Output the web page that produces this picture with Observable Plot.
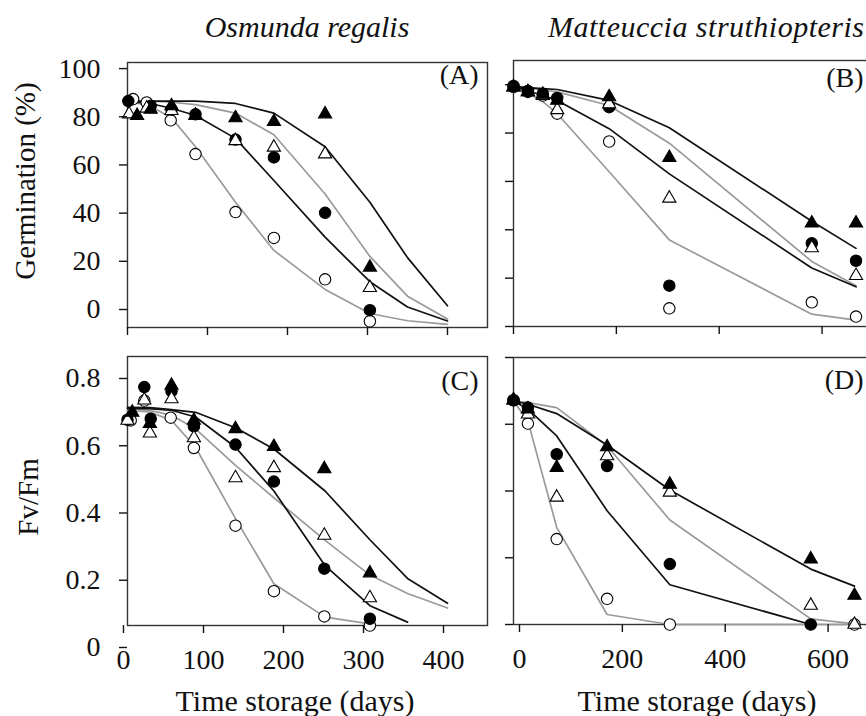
<!DOCTYPE html>
<html><head><meta charset="utf-8">
<script src="https://cdn.jsdelivr.net/npm/d3@7"></script>
<script src="https://cdn.jsdelivr.net/npm/@observablehq/plot@0.6"></script>
<style>
html,body{margin:0;padding:0;background:#fff;overflow:hidden;}
#wrap{position:relative;width:866px;height:716px;overflow:hidden;background:#fff;}
.panel{position:absolute;}
.panel svg{max-width:none !important;}
#labels{position:absolute;left:0;top:0;pointer-events:none;}
</style></head><body><div id="wrap"></div>
<script>
// ---------- titles / labels ----------
const speciesTitles = ["Osmunda regalis", "Matteuccia struthiopteris"];
const yTitles = ["Germination (%)", "Fv/Fm"];
const xTitle = "Time storage (days)";
const panelLetters = ["(A)", "(B)", "(C)", "(D)"];

// ---------- tick values ----------
const ticksX1 = [0, 100, 200, 300, 400];
const ticksX2 = [0, 200, 400, 600];
const ticksGerm = [0, 20, 40, 60, 80, 100];
const ticksFvFm = [0, 0.2, 0.4, 0.6, 0.8];

// ---------- Panel A: Osmunda germination ----------
const aLineDays = [0, 28, 55, 85, 135, 183, 247, 303, 350, 400];
const aLineFilledTriangle = [94, 94, 94, 94, 93, 89, 75, 52, 29, 9];
const aLineOpenTriangle = [94, 94, 93.5, 92.5, 89, 80, 55.4, 29.5, 13, 3.5];
const aLineFilledCircle = [94, 93, 91, 88, 78.5, 61, 37.5, 19, 8.5, 2.7];
const aLineOpenCircle = [94, 92, 87, 75, 52, 32, 15.8, 5.8, 2.8, 1.3];
const aDaysFilledCircle = [1, 29, 55, 85, 135, 183, 247, 303];
const aFilledCircle = [94, 92, 90.5, 88.5, 78, 70.6, 47.6, 7.2];
const aDaysOpenCircle = [7, 24, 54, 85, 135, 183, 247, 303];
const aOpenCircle = [94.8, 93.4, 86, 72, 47.9, 37.2, 20, 2.6];
const aDaysFilledTriangle = [12, 29, 55, 85, 135, 183, 247, 303];
const aFilledTriangle = [87.9, 90.5, 92, 88, 87, 85.4, 88.6, 25];
const aDaysOpenTriangle = [2, 24, 55, 85, 135, 183, 247, 303];
const aOpenTriangle = [88.6, 91, 90, 88, 77.5, 74.8, 72, 16.5];

// ---------- Panel B: Matteuccia germination ----------
const bLineDays = [0, 28, 57, 85, 186, 303, 580, 666];
const bLineFilledTriangle = [99.3, 98.8, 98.4, 98, 93.5, 82.2, 43.5, 32.3];
const bLineOpenTriangle = [99.3, 98.5, 97.8, 97, 91.4, 75.8, 26.9, 16.9];
const bLineFilledCircle = [99.3, 97.5, 95.5, 93.5, 81.8, 63.1, 24.2, 16.4];
const bLineOpenCircle = [99.3, 96.5, 93, 88, 64, 35.8, 5.1, 2.6];
const bDays = [0, 28, 57, 85, 186, 303, 580, 666];
const bFilledCircle = [99.5, 97.4, 96.3, 94.5, 90.7, 16.9, 34.4, 27.2];
const bOpenCircle = [99, 97, 95.5, 88, 76.5, 7.5, 10, 4.1];
const bFilledTriangle = [99, 97, 96, 93.5, 94.9, 69.8, 42.7, 42.7];
const bOpenTriangle = [99, 97, 95.5, 89.6, 92, 53, 32.5, 21];

// ---------- Panel C: Osmunda Fv/Fm ----------
const cLineDays = [0, 28, 55, 85, 135, 183, 247, 303, 350, 400];
const cLineFilledTriangle = [0.649, 0.648, 0.642, 0.634, 0.588, 0.525, 0.40, 0.255, 0.14, 0.066];
const cLineOpenTriangle = [0.645, 0.64, 0.625, 0.585, 0.476, 0.38, 0.253, 0.15, 0.095, 0.052];
const cLineDaysFilledCircle = [0, 28, 55, 85, 135, 183, 247, 303, 350];
const cLineFilledCircle = [0.645, 0.645, 0.64, 0.62, 0.53, 0.40, 0.178, 0.059, 0.01];
const cLineDaysOpenCircle = [0, 28, 55, 85, 135, 183, 247, 303];
const cLineOpenCircle = [0.64, 0.635, 0.61, 0.53, 0.318, 0.124, 0.025, 0.005];
const cDaysFilledCircle = [0, 21, 29, 55, 83, 135, 183, 246, 303];
const cFilledCircle = [0.612, 0.709, 0.615, 0.697, 0.592, 0.538, 0.428, 0.169, 0.020];
const cDaysOpenCircle = [4, 21, 54, 83, 135, 183, 246, 303];
const cOpenCircle = [0.61, 0.669, 0.618, 0.528, 0.297, 0.102, 0.027, 0.0];
const cDaysFilledTriangle = [6, 28, 55, 83, 135, 183, 246, 303];
const cFilledTriangle = [0.634, 0.60, 0.714, 0.61, 0.585, 0.532, 0.466, 0.156];
const cDaysOpenTriangle = [0, 21, 28, 55, 83, 135, 183, 246, 303];
const cOpenTriangle = [0.61, 0.67, 0.572, 0.674, 0.558, 0.439, 0.469, 0.268, 0.082];

// ---------- Panel D: Matteuccia Fv/Fm ----------
const dLineDays = [0, 28, 84, 182, 304, 578, 663];
const dLineFilledTriangle = [0.67, 0.66, 0.632, 0.538, 0.403, 0.166, 0.115];
const dLineOpenTriangle = [0.67, 0.665, 0.65, 0.535, 0.313, 0.017, 0.002];
const dLineDaysFilledCircle = [0, 28, 84, 182, 304, 578];
const dLineFilledCircle = [0.67, 0.645, 0.565, 0.341, 0.119, 0.0];
const dLineOpenCircle = [0.67, 0.61, 0.291, 0.03, 0.0, 0.0, 0.0];
const dDaysFilledCircle = [0, 28, 84, 182, 304, 578];
const dFilledCircle = [0.672, 0.65, 0.51, 0.475, 0.181, 0.0];
const dDaysOpenCircle = [0, 28, 84, 182, 304, 663];
const dOpenCircle = [0.672, 0.602, 0.256, 0.077, 0.0, 0.0];
const dDaysTriangle = [0, 28, 84, 182, 304, 578, 663];
const dFilledTriangle = [0.672, 0.645, 0.47, 0.532, 0.42, 0.196, 0.087];
const dOpenTriangle = [0.672, 0.63, 0.381, 0.505, 0.396, 0.057, 0.0];

// ---------- helpers ----------
const FONT = "'Liberation Serif', 'Times New Roman', serif";
const BLACK = "#111", GRAY = "#9a9a9a";
const pts = (days, vals) => days.map((d, i) => ({day: d, value: vals[i]}));

function makePanel(o) {
  const marks = [Plot.frame({stroke: "#333", strokeWidth: 1.4})];
  for (const L of o.lines) {
    marks.push(Plot.line(pts(L.days, L.vals), {x: "day", y: "value", stroke: L.color, strokeWidth: 1.7}));
  }
  for (const P of o.points) {
    const filled = P.kind.startsWith("filled");
    const tri = P.kind.endsWith("Triangle");
    marks.push(Plot.dot(pts(P.days, P.vals), {
      x: "day", y: "value", symbol: tri ? "triangle" : "circle",
      r: tri ? 4.9 : 5.7, fill: filled ? "#000" : "#fff", stroke: "#000", strokeWidth: 1.1
    }));
  }
  marks.push(Plot.axisX({ticks: o.xTicks, tickSize: 8, tickPadding: 16, strokeWidth: 1.4, label: null,
    tickFormat: o.xLabels ? (d => String(d)) : (() => ""), dx: o.xDx || 0}));
  marks.push(Plot.axisY({ticks: o.yTicks, tickSize: 8, tickPadding: 19, strokeWidth: 1.4, label: null,
    tickFormat: o.yLabels ? o.yFormat : (() => ""), dy: o.yDy || 0}));
  marks.push(Plot.text([o.letter], {frameAnchor: "top-right", textAnchor: "end", lineAnchor: "middle",
    dx: o.letterDx, dy: o.letterDy, fontSize: 28, fill: "#111"}));
  const svg = Plot.plot({
    width: o.width, height: o.height,
    marginLeft: o.ml, marginRight: o.mr, marginTop: o.mt, marginBottom: o.mb,
    x: {domain: o.xDomain, label: null},
    y: {domain: o.yDomain, label: null},
    style: {fontFamily: FONT, fontSize: "28px", color: "#111", background: "transparent",
      overflow: "visible", maxWidth: "none"},
    marks
  });
  svg.setAttribute("width", o.width);
  svg.setAttribute("height", o.height);
  svg.style.width = o.width + "px";
  svg.style.height = o.height + "px";
  const div = document.createElement("div");
  div.className = "panel";
  div.style.left = o.left + "px";
  div.style.top = o.top + "px";
  div.style.width = o.width + "px";
  div.style.height = o.height + "px";
  div.appendChild(svg);
  document.getElementById("wrap").appendChild(div);
}

const fmtGerm = d => String(d);
const fmtFv = d => d === 0 ? "0" : d.toFixed(1);

makePanel({
  left: 0, top: 40, width: 500, height: 300, ml: 127, mr: 13, mt: 22, mb: 13,
  xDomain: [0, 450], yDomain: [0, 110], xTicks: ticksX1, yTicks: ticksGerm,
  xLabels: false, yLabels: true, yFormat: fmtGerm, yDy: -18,
  letter: panelLetters[0], letterDx: -9, letterDy: 13,
  lines: [
    {days: aLineDays, vals: aLineOpenCircle, color: GRAY},
    {days: aLineDays, vals: aLineOpenTriangle, color: GRAY},
    {days: aLineDays, vals: aLineFilledCircle, color: BLACK},
    {days: aLineDays, vals: aLineFilledTriangle, color: BLACK}
  ],
  points: [
    {kind: "openCircle", days: aDaysOpenCircle, vals: aOpenCircle},
    {kind: "filledCircle", days: aDaysFilledCircle, vals: aFilledCircle},
    {kind: "openTriangle", days: aDaysOpenTriangle, vals: aOpenTriangle},
    {kind: "filledTriangle", days: aDaysFilledTriangle, vals: aFilledTriangle}
  ]
});

makePanel({
  left: 500, top: 40, width: 380, height: 300, ml: 13, mr: 7, mt: 20, mb: 14,
  xDomain: [0, 700], yDomain: [0, 110], xTicks: ticksX2, yTicks: ticksGerm,
  xLabels: false, yLabels: false,
  letter: panelLetters[1], letterDx: -10, letterDy: 18,
  lines: [
    {days: bLineDays, vals: bLineOpenCircle, color: GRAY},
    {days: bLineDays, vals: bLineOpenTriangle, color: GRAY},
    {days: bLineDays, vals: bLineFilledCircle, color: BLACK},
    {days: bLineDays, vals: bLineFilledTriangle, color: BLACK}
  ],
  points: [
    {kind: "openCircle", days: bDays, vals: bOpenCircle},
    {kind: "filledCircle", days: bDays, vals: bFilledCircle},
    {kind: "openTriangle", days: bDays, vals: bOpenTriangle},
    {kind: "filledTriangle", days: bDays, vals: bFilledTriangle}
  ]
});

makePanel({
  left: 0, top: 340, width: 500, height: 376, ml: 127, mr: 13, mt: 16, mb: 91,
  xDomain: [0, 450], yDomain: [0, 0.8], xTicks: ticksX1, yTicks: ticksFvFm,
  xLabels: true, xDx: -4, yLabels: true, yFormat: fmtFv, yDy: 22,
  letter: panelLetters[2], letterDx: -9, letterDy: 25,
  lines: [
    {days: cLineDaysOpenCircle, vals: cLineOpenCircle, color: GRAY},
    {days: cLineDays, vals: cLineOpenTriangle, color: GRAY},
    {days: cLineDaysFilledCircle, vals: cLineFilledCircle, color: BLACK},
    {days: cLineDays, vals: cLineFilledTriangle, color: BLACK}
  ],
  points: [
    {kind: "openCircle", days: cDaysOpenCircle, vals: cOpenCircle},
    {kind: "filledCircle", days: cDaysFilledCircle, vals: cFilledCircle},
    {kind: "openTriangle", days: cDaysOpenTriangle, vals: cOpenTriangle},
    {kind: "filledTriangle", days: cDaysFilledTriangle, vals: cFilledTriangle}
  ]
});

makePanel({
  left: 500, top: 340, width: 380, height: 376, ml: 13, mr: 7, mt: 17, mb: 92,
  xDomain: [0, 700], yDomain: [0, 0.8], xTicks: ticksX2, yTicks: ticksFvFm,
  xLabels: true, xDx: 6, yLabels: false,
  letter: panelLetters[3], letterDx: -10, letterDy: 23,
  lines: [
    {days: dLineDays, vals: dLineOpenCircle, color: GRAY},
    {days: dLineDays, vals: dLineOpenTriangle, color: GRAY},
    {days: dLineDaysFilledCircle, vals: dLineFilledCircle, color: BLACK},
    {days: dLineDays, vals: dLineFilledTriangle, color: BLACK}
  ],
  points: [
    {kind: "openCircle", days: dDaysOpenCircle, vals: dOpenCircle},
    {kind: "filledCircle", days: dDaysFilledCircle, vals: dFilledCircle},
    {kind: "openTriangle", days: dDaysTriangle, vals: dOpenTriangle},
    {kind: "filledTriangle", days: dDaysTriangle, vals: dFilledTriangle}
  ]
});

// ---------- text overlay ----------
const lab = d3.select("#wrap").append("svg").attr("id", "labels")
  .attr("width", 866).attr("height", 716)
  .style("font-family", FONT).style("fill", "#111");
lab.append("text").attr("x", 307).attr("y", 37).attr("text-anchor", "middle")
  .attr("font-size", 30).attr("font-style", "italic").text(speciesTitles[0]);
lab.append("text").attr("x", 706).attr("y", 37).attr("text-anchor", "middle")
  .attr("font-size", 30).attr("font-style", "italic").attr("textLength", 316).text(speciesTitles[1]);
lab.append("text").attr("transform", "translate(35,181) rotate(-90)").attr("text-anchor", "middle")
  .attr("font-size", 29).text(yTitles[0]);
lab.append("text").attr("transform", "translate(38,497) rotate(-90)").attr("text-anchor", "middle")
  .attr("font-size", 29).text(yTitles[1]);
lab.append("text").attr("x", 295).attr("y", 711).attr("text-anchor", "middle")
  .attr("font-size", 30).text(xTitle);
lab.append("text").attr("x", 697).attr("y", 711).attr("text-anchor", "middle")
  .attr("font-size", 30).text(xTitle);
</script></body></html>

(To be done) From the first line of the listing above, repeat every line through the one holding "const ticksFvFm = [0, 0.2, 0.4, 0.6, 0.8];". Both ends count, and pictures stay out.

(The output)
Output the web page that produces this picture with Observable Plot.
<!DOCTYPE html>
<html><head><meta charset="utf-8">
<script src="https://cdn.jsdelivr.net/npm/d3@7"></script>
<script src="https://cdn.jsdelivr.net/npm/@observablehq/plot@0.6"></script>
<style>
html,body{margin:0;padding:0;background:#fff;overflow:hidden;}
#wrap{position:relative;width:866px;height:716px;overflow:hidden;background:#fff;}
.panel{position:absolute;}
.panel svg{max-width:none !important;}
#labels{position:absolute;left:0;top:0;pointer-events:none;}
</style></head><body><div id="wrap"></div>
<script>
// ---------- titles / labels ----------
const speciesTitles = ["Osmunda regalis", "Matteuccia struthiopteris"];
const yTitles = ["Germination (%)", "Fv/Fm"];
const xTitle = "Time storage (days)";
const panelLetters = ["(A)", "(B)", "(C)", "(D)"];

// ---------- tick values ----------
const ticksX1 = [0, 100, 200, 300, 400];
const ticksX2 = [0, 200, 400, 600];
const ticksGerm = [0, 20, 40, 60, 80, 100];
const ticksFvFm = [0, 0.2, 0.4, 0.6, 0.8];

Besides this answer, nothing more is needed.